Nigel Havers in Conversation
Aquiline juve-lead looks still intact, Nigel Havers charmed the Bury audience as ever in a Theatre Royal fundraiser. In conversation with Libby Purves he recalled his debut as a 13 year old Puck, his two years in Mrs. Dale’s Diary and his days as a researcher for Jimmy Young. Chariots of Fire, one of his best known films, involved five and a half months physical training. Interestingly, he said that the actors’ drinking culture was less prevalent now, with smoothies being preferred. The audience loved the name-dropping – Dench, Caine, Collins. Apparently American actors don’t speak to each other and don’t like to rehearse. He spoke highly of Coronation Street and pantos, even with 14 shows a week. He will be back in panto at the London Palladium this year. Also a stage version of The Moon’s A Balloon, with himself as David Niven. There was a nice moment when Nigel’s former nanny, Irene Pettitt, made herself known from the audience, to great applause.
Diss Film Night
Chris Pursehouse’s death brought a capacity audience to St. Mary’s Hall to see the film he narrated for Diss Museum.

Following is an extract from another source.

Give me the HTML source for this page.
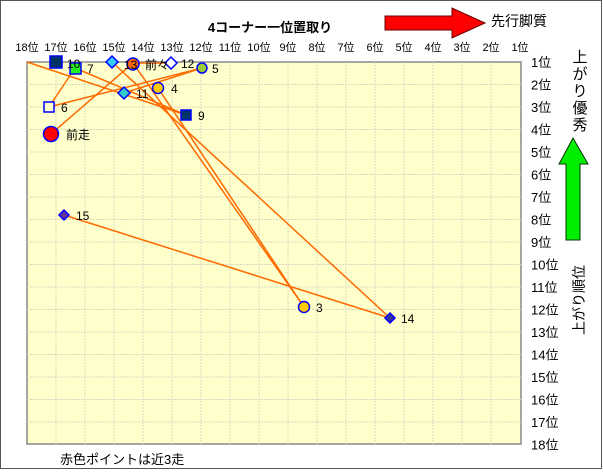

For the 2006 Betjeman centenary his 1964 film was re-made using some footage from the original.
As Chris was seen in the first film he was asked to narrate the second.
His Norfolk farmer’s voice proved ideal both for the scripted material and his own recollections.
The audience was fascinated to see both the 1964 town and how it was 10 years ago.
Local people read Betjeman excerpts, including Canon Tony Billett’s heartfelt rendering of Blame the Vicar.
The second film, a drama documentary, was The Staymaker about Thomas Paine. Both films had the benefit of Clive Davies’ camera and editing skills.
Diss, Thetford, Bressingham and Old Buckenham provided locations, with the Diss Friends’ Meeting House used for interiors.
Leslie Dumbell (Benjamin Franklin), Alison Dumbell (the wife of Paine’s staymaking employer), Adrian Bailey (the French king) and Beverlee Boulton-Debbage (a slave) were among the local actors who shone.
The Importance of Being Earnest
Wilde’s title can be viewed in various ways in this subversively delightful play.
Ernest was a popular Victorian name; but went down market, with many Ernies.
So one meaning could be the fading importance of being fashionable.
Whatever, Wilde is taking a rise out of upper class wasters.
Henry Proffit and Andrew Lindfield as Algy and Jack revel in this world where smoking is seen as an occupation.
Unusual doubling is a feature of Michelle Shortland’s direction for DOT Productions.
So Dawn Bush plays both the manservant and Miss Prism, while Non Vaughan-Thomas plays Lady Bracknell and Canon Chasuble.
The gender switching brings characters up to the appropriate level of artifice, when some epigrams have been rather thrown away.
Lady Bracknell is younger than usual, but no less a harridan, if lacking that “terrible as an army with banners” quality.
The splenetic tea party between Gwendolen (Lucy Lawson) and Cecily (pert and arch Sophie Farquhar) works as well as ever.